FWIW - Pitching coach Ron Woolforth philosophy is based on a per inning pitch count. He has some specific guidelines. I think he wants around 15 pitches an inning. Then he has guidelines about what happens if you exceed that pitch count per inning. I think he says if you throw between 25-30 pitches in any one inning you are done. I don’t know - if this is right or wrong - that is just what he says.
I do not advocate the 100 pitch limit, I consider the weather outside. If it is in the 30’s limit the kid to 30-40 pitches or so. If its 40 limit the kid to 40-50, if it is 60 limit them to 60-70 and if its 70, limit them to 70-80 80 or above, then they can go until 100 if they aren’t too tired. When it is cold outside it is much more difficult to stay loose. I know 70 degrees can be more flexible than I have listed but I am careful with my pitchers.
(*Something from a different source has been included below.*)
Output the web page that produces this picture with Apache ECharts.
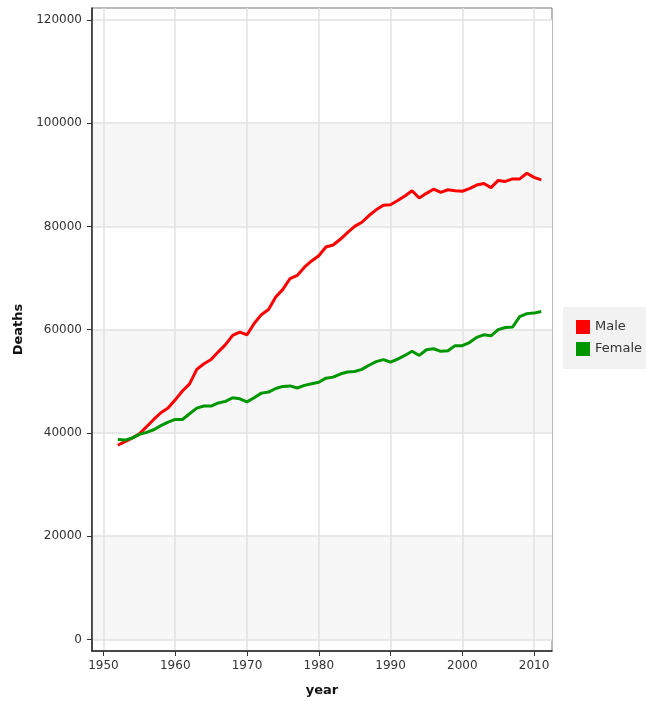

Anyway, this is what I do and believe in it. I realize that there are some circumstances where you are compelled to win a game and feel that you must throw more, but I urge coaches to have a specific plan for the game and set limits before the pitcher goes out. When a pitcher knows what is expected of him and realizes you want 60 good pitches and not the whole game, he will give you 60 good pitches. If he is mid inning, let him finish, but when the expectations are lower pitchers rise to the occasion because there is less pressure.
Anyway, this is my opinion.
kyleb has pretty much said it for a lot of youth ball, with the exception of those programs and players that are committed to a quality routine that enlists a ton of self discipline and a burning desire to excel at this sport. One of the many reasons why coaching at this level is so difficult and demanding.
Many district authorities that govern high school sports have placed limitations on sports development during the normal off-season due to abuses in the past with respect to over zealous parents, high school coaching and attention to win-win-win, thropy case glitter, and braging rights… all at the expense of academics and developing social skills outside of the athletic experience. Now I’m not coming down on one side or the other on the these issues - personally I’m not involved with such activity …nor will I. But I’ve been witness to the drawbacks of lopsided attention spans and their not good for the youngster nor do they provided added value to the community that their in.
On the other hand, I’ll be the first to admit - would I turn away a hot prospect with below average academics that could get my club and me the top spot in our league’s standing … nope… I’m not adverse to that. So, a little reasonability at the high school level and below can take the “below average academics” out of the mix … then the “hot prospect” himself has a better chance of things outside of my intentions to use him like nothing-more-or-less than a tool.
I know the foregoing is a little off the topic … but kyleb made an observation that was just too good to pass up.
My experience has been at the HS level, 100 pitches is about limit of what should be thrown. I have seen many kids go to the 100 count, then bad things start to happen.
Saw one of our varsity pitchers twice lose games that he pitched very well and lost it in the 7th once he went over the 100 mark. Saw a couple of others that we beat because pitcher went too far and we got to him late. I am sure there are those who can go over and be effective, but I think you are asking for trouble with overuse issues.
Hopefully, a pitcher can get the job done in fewer pitches. I think most HS programs as well as summer programs need to develop quality closers so you don’t have to send a starter out for that many pitches.